Instruction: Restate the full listing word for word and leave the pictures out.

━━━

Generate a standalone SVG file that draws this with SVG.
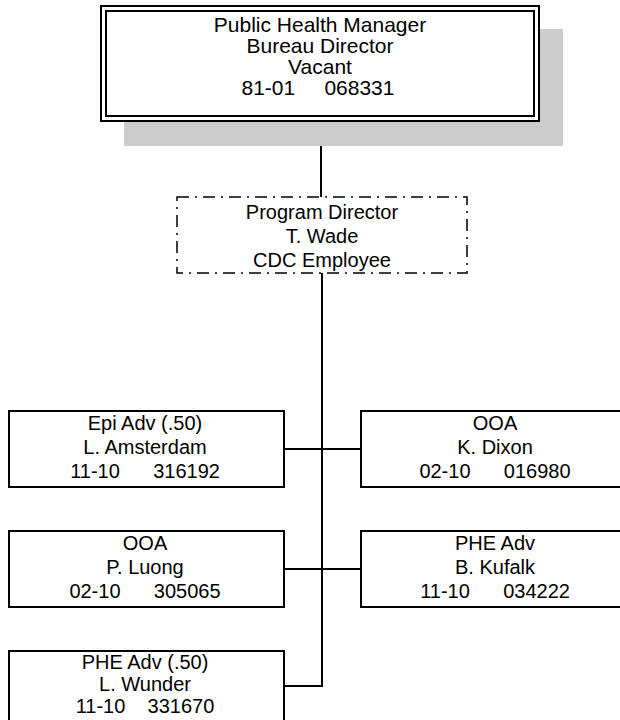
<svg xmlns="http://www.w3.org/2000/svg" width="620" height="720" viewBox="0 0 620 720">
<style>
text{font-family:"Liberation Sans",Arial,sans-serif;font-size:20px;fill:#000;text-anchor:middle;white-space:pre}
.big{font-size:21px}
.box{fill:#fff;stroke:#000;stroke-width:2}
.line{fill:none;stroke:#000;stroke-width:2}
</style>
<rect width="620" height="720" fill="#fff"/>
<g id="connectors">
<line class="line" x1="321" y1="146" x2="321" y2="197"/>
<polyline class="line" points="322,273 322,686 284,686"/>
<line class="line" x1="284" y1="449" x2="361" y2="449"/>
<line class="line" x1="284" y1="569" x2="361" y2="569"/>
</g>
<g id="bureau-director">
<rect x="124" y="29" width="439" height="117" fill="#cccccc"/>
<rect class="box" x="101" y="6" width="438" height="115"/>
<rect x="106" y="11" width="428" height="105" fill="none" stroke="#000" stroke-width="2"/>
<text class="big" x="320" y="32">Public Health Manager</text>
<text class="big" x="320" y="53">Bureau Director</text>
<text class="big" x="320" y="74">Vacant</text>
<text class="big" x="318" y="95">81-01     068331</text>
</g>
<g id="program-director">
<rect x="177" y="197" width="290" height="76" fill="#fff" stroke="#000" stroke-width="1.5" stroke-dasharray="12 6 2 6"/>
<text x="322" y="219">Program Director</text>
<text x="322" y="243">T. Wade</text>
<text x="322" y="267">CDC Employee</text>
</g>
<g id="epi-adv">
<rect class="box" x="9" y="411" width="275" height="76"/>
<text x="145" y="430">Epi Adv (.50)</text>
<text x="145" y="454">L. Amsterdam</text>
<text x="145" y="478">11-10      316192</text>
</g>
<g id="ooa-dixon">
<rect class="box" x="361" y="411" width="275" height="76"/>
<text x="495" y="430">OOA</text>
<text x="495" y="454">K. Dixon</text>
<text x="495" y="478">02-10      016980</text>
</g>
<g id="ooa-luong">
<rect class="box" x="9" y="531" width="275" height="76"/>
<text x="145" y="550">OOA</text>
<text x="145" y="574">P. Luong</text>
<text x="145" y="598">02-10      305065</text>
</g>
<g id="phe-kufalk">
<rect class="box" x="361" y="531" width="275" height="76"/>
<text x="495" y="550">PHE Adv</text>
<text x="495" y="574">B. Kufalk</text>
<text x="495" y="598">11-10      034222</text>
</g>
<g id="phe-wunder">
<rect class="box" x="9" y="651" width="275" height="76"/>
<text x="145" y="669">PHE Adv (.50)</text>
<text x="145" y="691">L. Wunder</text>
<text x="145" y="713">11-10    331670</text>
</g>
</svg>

━━━

Task answer:
Generate a standalone SVG file that draws this with SVG.
<svg xmlns="http://www.w3.org/2000/svg" width="620" height="720" viewBox="0 0 620 720">
<style>
text{font-family:"Liberation Sans",Arial,sans-serif;font-size:20px;fill:#000;text-anchor:middle;white-space:pre}
.big{font-size:21px}
.box{fill:#fff;stroke:#000;stroke-width:2}
.line{fill:none;stroke:#000;stroke-width:2}
</style>
<rect width="620" height="720" fill="#fff"/>
<g id="connectors">
<line class="line" x1="321" y1="146" x2="321" y2="197"/>
<polyline class="line" points="322,273 322,686 284,686"/>
<line class="line" x1="284" y1="449" x2="361" y2="449"/>
<line class="line" x1="284" y1="569" x2="361" y2="569"/>
</g>
<g id="bureau-director">
<rect x="124" y="29" width="439" height="117" fill="#cccccc"/>
<rect class="box" x="101" y="6" width="438" height="115"/>
<rect x="106" y="11" width="428" height="105" fill="none" stroke="#000" stroke-width="2"/>
<text class="big" x="320" y="32">Public Health Manager</text>
<text class="big" x="320" y="53">Bureau Director</text>
<text class="big" x="320" y="74">Vacant</text>
<text class="big" x="318" y="95">81-01     068331</text>
</g>
<g id="program-director">
<rect x="177" y="197" width="290" height="76" fill="#fff" stroke="#000" stroke-width="1.5" stroke-dasharray="12 6 2 6"/>
<text x="322" y="219">Program Director</text>
<text x="322" y="243">T. Wade</text>
<text x="322" y="267">CDC Employee</text>
</g>
<g id="epi-adv">
<rect class="box" x="9" y="411" width="275" height="76"/>
<text x="145" y="430">Epi Adv (.50)</text>
<text x="145" y="454">L. Amsterdam</text>
<text x="145" y="478">11-10      316192</text>
</g>
<g id="ooa-dixon">
<rect class="box" x="361" y="411" width="275" height="76"/>
<text x="495" y="430">OOA</text>
<text x="495" y="454">K. Dixon</text>
<text x="495" y="478">02-10      016980</text>
</g>
<g id="ooa-luong">
<rect class="box" x="9" y="531" width="275" height="76"/>
<text x="145" y="550">OOA</text>
<text x="145" y="574">P. Luong</text>
<text x="145" y="598">02-10      305065</text>
</g>
<g id="phe-kufalk">
<rect class="box" x="361" y="531" width="275" height="76"/>
<text x="495" y="550">PHE Adv</text>
<text x="495" y="574">B. Kufalk</text>
<text x="495" y="598">11-10      034222</text>
</g>
<g id="phe-wunder">
<rect class="box" x="9" y="651" width="275" height="76"/>
<text x="145" y="669">PHE Adv (.50)</text>
<text x="145" y="691">L. Wunder</text>
<text x="145" y="713">11-10    331670</text>
</g>
</svg>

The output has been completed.